ESM10020 - off-payroll working legislation: Chapter 10, ITEPA 2003 (from 6 April 2021): basic principles: application of Income Taxes Act and Social Security Contributions and Benefits Act 1992 to deemed employments

Section 61R Chapter 10 Part 2 ITEPA 2003

The Income Tax Acts apply in relation to the deemed direct payment as if the worker were employed by the person treated as making the deemed direct payment, and the services were performed, or to be performed, by the worker in the course of performing the duties of that employment.

The deemed direct payment is treated as taxable earnings from the employment for the purposes of securing that any deductions under Chapters 2 to 6 of Part 5 ITEPA 2003, do not exceed the deemed direct payment.

Section 232 ITEPA 2003 gives effect to mileage allowance relief. This relief is only available if earnings are taxable earnings. For the purposes of section 232 ITEPA 2003, the deemed direct payment is treated as taxable earnings from the employment. For guidance on mileage allowance relief, please see EIM31330.

If the situation was:

  • the client employed the worker,
  • the worker performed the services in the course of that employment, and
  • the deemed direct payment was a payment by the client of earnings from that employment,

and any combination of the following factors would apply:

  • the worker being resident or domiciled outside the UK, or meeting the non-residence requirements of section 26A ITEPA 2003,
  • the client being resident outside, or not resident in, the UK,
  • the services being provided outside the UK,

then the worker is not chargeable to tax, or chargeable to an extent dictated by the factors, in respect of the deemed direct payment. The off-payroll working rules can only apply where a UK liability to tax and/or NICs arises in the same manner as it applies to regular employees. In other words, if the worker would not be subject to tax due to those factors if they were a direct employee, they will not be subject to tax under the off-payroll working rules. A client does not need to consider whether Chapter 10 / Part 2 rules apply where there is no liability to tax and NICs in the UK.

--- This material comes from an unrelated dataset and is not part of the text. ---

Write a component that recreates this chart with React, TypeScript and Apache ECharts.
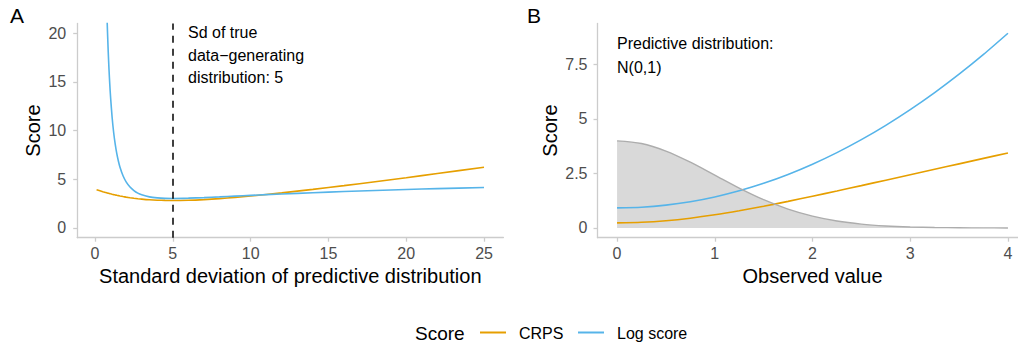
import React, { useEffect, useRef } from "react";
import * as echarts from "echarts";

// Panel A: expected scores against the sd of the predictive distribution
const sdValues = [
  0.1, 0.5, 0.7, 0.75, 0.8, 0.85, 0.9, 0.95, 1, 1.1, 1.2, 1.3, 1.4, 1.5, 1.6, 1.8, 2,
  2.25, 2.5, 2.75, 3, 3.5, 4, 4.5, 5, 6, 7, 8, 9, 10, 12, 14, 16, 18, 20, 22, 25,
];
const crpsBySd = [
  3.934, 3.727, 3.633, 3.611, 3.589, 3.567, 3.546, 3.525, 3.504, 3.464, 3.426, 3.389,
  3.353, 3.319, 3.286, 3.224, 3.168, 3.105, 3.05, 3.002, 2.96, 2.895, 2.852, 2.829,
  2.821, 2.846, 2.914, 3.014, 3.137, 3.279, 3.603, 3.963, 4.348, 4.75, 5.165, 5.589,
  6.237,
];
const logScoreBySd = [
  1249.6, 50.23, 26.07, 22.85, 20.23, 18.06, 16.25, 14.72, 13.42, 11.35, 9.78, 8.58,
  7.63, 6.88, 6.27, 5.36, 4.74, 4.2, 3.84, 3.58, 3.41, 3.19, 3.09, 3.04, 3.03, 3.06,
  3.12, 3.19, 3.27, 3.35, 3.49, 3.62, 3.74, 3.85, 3.95, 4.04, 4.16,
];
const trueSd = 5;

// Panel B: scores of an N(0,1) forecast against the observed value
const observedValues = [
  0, 0.25, 0.5, 0.75, 1, 1.25, 1.5, 1.75, 2, 2.25, 2.5, 2.75, 3, 3.25, 3.5, 3.75, 4,
];
const crpsByObs = [
  0.234, 0.259, 0.331, 0.448, 0.602, 0.787, 0.994, 1.218, 1.453, 1.694, 1.94, 2.188,
  2.437, 2.686, 2.936, 3.186, 3.436,
];
const logScoreByObs = [
  0.919, 0.95, 1.044, 1.2, 1.419, 1.7, 2.044, 2.45, 2.919, 3.45, 4.044, 4.7, 5.419,
  6.2, 7.044, 7.95, 8.919,
];
// predictive density (x10) shown behind the scores
const densityByObs = [
  3.989, 3.867, 3.521, 3.011, 2.42, 1.827, 1.295, 0.863, 0.54, 0.317, 0.175, 0.091,
  0.044, 0.02, 0.009, 0.004, 0.001,
];

const sdTicks = [0, 5, 10, 15, 20, 25];
const scoreTicksA = [0, 5, 10, 15, 20];
const obsTicks = [0, 1, 2, 3, 4];
const scoreTicksB = [0, 2.5, 5, 7.5];

const ORANGE = "#E69F00";
const BLUE = "#56B4E9";
const FONT = "'Liberation Sans', Arial, Helvetica, sans-serif";
const AXIS_GREY = "#cccccc";
const LABEL_GREY = "#4d4d4d";

const pairs = (xs: number[], ys: number[]) => xs.map((x, i) => [x, ys[i]]);

function valueAxis(
  gridIndex: number,
  min: number,
  max: number,
  ticks: number[],
  margin: number
) {
  return {
    type: "value" as const,
    gridIndex,
    min,
    max,
    splitLine: { show: false },
    axisLine: { show: true, onZero: false, lineStyle: { color: AXIS_GREY, width: 1.3 } },
    axisTick: {
      show: true,
      length: 4,
      customValues: ticks,
      lineStyle: { color: AXIS_GREY, width: 1.3 },
    },
    axisLabel: {
      customValues: ticks,
      margin,
      color: LABEL_GREY,
      fontSize: 16,
      fontFamily: FONT,
    },
  };
}

function text(
  str: string,
  x: number,
  y: number,
  size: number,
  opts: { align?: string; rotation?: number; fill?: string } = {}
) {
  return {
    type: "text",
    x,
    y,
    rotation: opts.rotation ?? 0,
    silent: true,
    style: {
      text: str,
      fill: opts.fill ?? "#000000",
      fontSize: size,
      fontFamily: FONT,
      align: opts.align ?? "left",
      verticalAlign: "middle",
    },
  };
}

export default function App() {
  const ref = useRef<HTMLDivElement>(null);

  useEffect(() => {
    if (!ref.current) return;
    const chart = echarts.init(ref.current, undefined, { renderer: "svg" });

    const lineSeries = (
      name: string,
      idx: number,
      xs: number[],
      ys: number[],
      color: string
    ) => ({
      type: "line" as const,
      name,
      xAxisIndex: idx,
      yAxisIndex: idx,
      data: pairs(xs, ys),
      showSymbol: false,
      symbol: "none",
      smooth: 0.25,
      clip: true,
      lineStyle: { color, width: 1.6 },
      itemStyle: { color },
    });

    chart.setOption({
      animation: false,
      backgroundColor: "#ffffff",
      grid: [
        { left: 77.2, top: 23.5, width: 426.2, height: 214.2 },
        { left: 597.5, top: 23.5, width: 430, height: 214.2 },
      ],
      xAxis: [
        valueAxis(0, -1.145, 26.245, sdTicks, 8),
        valueAxis(1, -0.2, 4.2, obsTicks, 8),
      ],
      yAxis: [
        valueAxis(0, -1, 21, scoreTicksA, 11),
        valueAxis(1, -0.446, 9.365, scoreTicksB, 10),
      ],
      series: [
        {
          ...lineSeries("CRPS", 0, sdValues, crpsBySd, ORANGE),
          markLine: {
            silent: true,
            symbol: ["none", "none"],
            label: { show: false },
            lineStyle: { color: "#000000", type: [7, 6], width: 1.5 },
            data: [{ xAxis: trueSd }],
          },
        },
        lineSeries("Log score", 0, sdValues, logScoreBySd, BLUE),
        lineSeries("CRPS", 1, observedValues, crpsByObs, ORANGE),
        lineSeries("Log score", 1, observedValues, logScoreByObs, BLUE),
        {
          type: "line",
          name: "Density",
          xAxisIndex: 1,
          yAxisIndex: 1,
          data: pairs(observedValues, densityByObs),
          showSymbol: false,
          symbol: "none",
          smooth: 0.3,
          silent: true,
          lineStyle: { color: "#adadad", width: 1.4 },
          areaStyle: { color: "#b3b3b3", opacity: 0.5 },
        },
      ],
      graphic: [
        text("A", 10, 15, 21),
        text("B", 527, 15, 21),
        text("Sd of true", 188, 32.5, 16),
        text("data\u2212generating", 188, 55, 16),
        text("distribution: 5", 188, 77.5, 16),
        text("Predictive distribution:", 617, 43.5, 16),
        text("N(0,1)", 617, 67, 16),
        text("Score", 33, 130.5, 20, { align: "center", rotation: Math.PI / 2 }),
        text("Score", 550, 130.5, 20, { align: "center", rotation: Math.PI / 2 }),
        text("Standard deviation of predictive distribution", 290.3, 275.5, 20, {
          align: "center",
        }),
        text("Observed value", 812.5, 275.5, 20, { align: "center" }),
        // legend
        text("Score", 415, 333, 19),
        {
          type: "line",
          silent: true,
          shape: { x1: 480, y1: 332.5, x2: 506, y2: 332.5 },
          style: { stroke: ORANGE, lineWidth: 2 },
        },
        text("CRPS", 519, 333, 16),
        {
          type: "line",
          silent: true,
          shape: { x1: 578, y1: 332.5, x2: 604, y2: 332.5 },
          style: { stroke: BLUE, lineWidth: 2 },
        },
        text("Log score", 617, 333, 16),
      ],
    });

    return () => chart.dispose();
  }, []);

  // the drawing surface is a little wider than the visible frame so the
  // right panel's axis runs out past the edge
  return (
    <div
      style={{
        position: "absolute",
        left: 0,
        top: 0,
        width: 1018,
        height: 347,
        overflow: "hidden",
      }}
    >
      <div ref={ref} style={{ width: 1040, height: 347 }} />
    </div>
  );
}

Where the intermediary is a partnership or unincorporated association, the deemed direct payment is not treated as income of the partnership or association. Under the rules the payment is treated as personal income of the worker, and tax and NICs will have already been deducted.

Where a medium or large-sized non-public sector client is based wholly overseas, so there is no UK connection as it is not UK resident and does not have a UK permanent establishment, then the rules at Chapter 10, Part 2 ITEPA 2003 do not apply (see ESM10006). The worker’s intermediary should consider whether Chapter 8, Part 2 ITEPA 2003 applies for these engagements.

Regulation 18 Social Security Contributions (Intermediaries) Regulations 2000

This Regulation applies where deemed direct earnings are treated as having been paid in any tax year, under Regulation 14 of The Social Security (Intermediaries) Regulations 2000.

For the purposes of Parts 1 to 5 Social Security Contributions and Benefits Act:

  • the amount of any deemed direct earnings (DDE) calculated under Regulation 17 shall be treated as remuneration derived from an employed earner’s employment,
  • the worker shall be treated, in relation to the DDE, as employed in employed earners employment by the person treated as making the payment of DDE,
  • the services were performed, or are to be performed, by the worker in the course of performing the duties of that employment, and
  • the person treated as making the payment of DDE shall be treated as the secondary contributor in relation to the DDE.

The DDE are treated as paid by reference to the date payment is made by the deemed employer rather than the date the work was done or the invoice date. The payment date will therefore determine the earnings period.